Y qué decir de la Suprema Corte de Justicia de la Nación, cabeza de un poder corrompido y prevaricador, complemento ideal de organismos difuntos de procuración: formalista, labiosa, rendida a los pies del Ejecutivo, conformada por millonarios que olvidaron hace tiempo –si es que algún día lo supieron– que las injusticias en este país tienen por víctima, 99 veces de cada 100, a ciudadanos pobres; ministros que ante cualquier demanda concreta de reparación y corrección de un desvío se solazan o se refugian en viajes a un remoto Bizancio legal; solapadores de la agresión sexual, del abuso de poder, del autoritarismo y de la impunidad; bailarines que interpretan el son que alguien toque desde Los Pinos; sanguijuelas del erario orgullosas de su condición. ¿Para qué sirve la Suprema Corte?
O tomemos el caso de la PGR, cuyo titular conoció el carácter delictivo de José Luis Abarca, ex alcalde de Iguala, 16 meses antes de que pasara lo que pasó en esa ciudad, y no hizo nada de nada; una procuraduría a la que los Guerreros Unidos –el dato lo aporta José Reveles– le pasaban una mochada mensual de medio millón de dólares para que los dejaran trabajar en paz; una procuraduría que interroga a inocentes capturados al azar en las calles después de que los culpables fueron respetuosamente contemplados por la policía y las cámaras de televisión mientras incendiaban una puerta de Palacio Nacional; una procuraduría que gasta mucho y no resuelve nada de nada.
O la Secretaría de Educación Pública; o la de Comunicaciones y Transportes; o la Comisión Nacional de Derechos Humanos; o...
Este régimen no sirve desde hace mucho tiempo, pero no es sino en las semanas recientes, a raíz de la barbarie policial contra los normalistas de Ayotzinapa, que la sociedad ha ido cobrando plena conciencia de ello y el remplazarlo resulta sumamente urgente.

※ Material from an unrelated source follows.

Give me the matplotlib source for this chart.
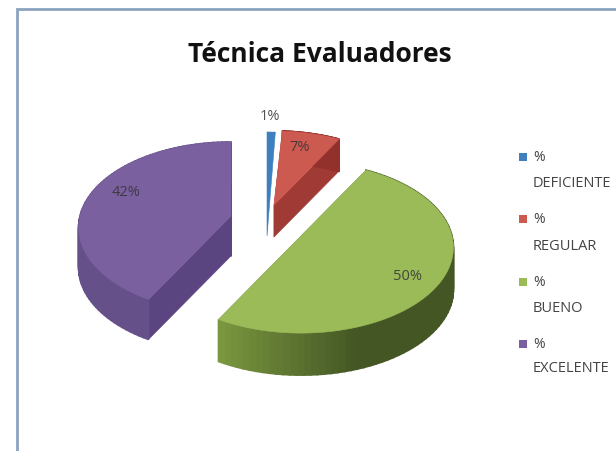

Prolongar su agonía sería tanto como alargar la del país, dejar crecer el caldo de cultivo para más muertes, más hambre, mayor dependencia, mayores catástrofes. El desafío del momento consiste en lograr una transición pacífica y legal hacia un necesario proceso de reconstrucción nacional.
De ahí la urgencia de que Peña Nieto deje el cargo en lo que queda de este mes, a fin de que los remanentes de la oligarquía política puedan aplicar, antes de apagar la luz y salir de escena, lo que manda el tercer párrafo del artículo 84 constitucional. Si no lo hacen ahora, después será muy tarde.
La clase política empezó por saquear el país y ahora lo está incendiando. Detener el incendio pasa necesariamente por un relevo creíble y legítimo en el Poder Ejecutivo, y a partir de ahí ya puede empezar a hacerse limpieza en la administración pública en general. Los integrantes del funcionariado en su conjunto debieran tener la decencia de renunciar en masa, permitir que el país se recomponga y dedicarse, ellos, a disfrutar de sus fortunas: el Buen Fin empieza mañana y podrían, por ejemplo, irse de compras y dejar que el resto del país tenga un buen fin de régimen.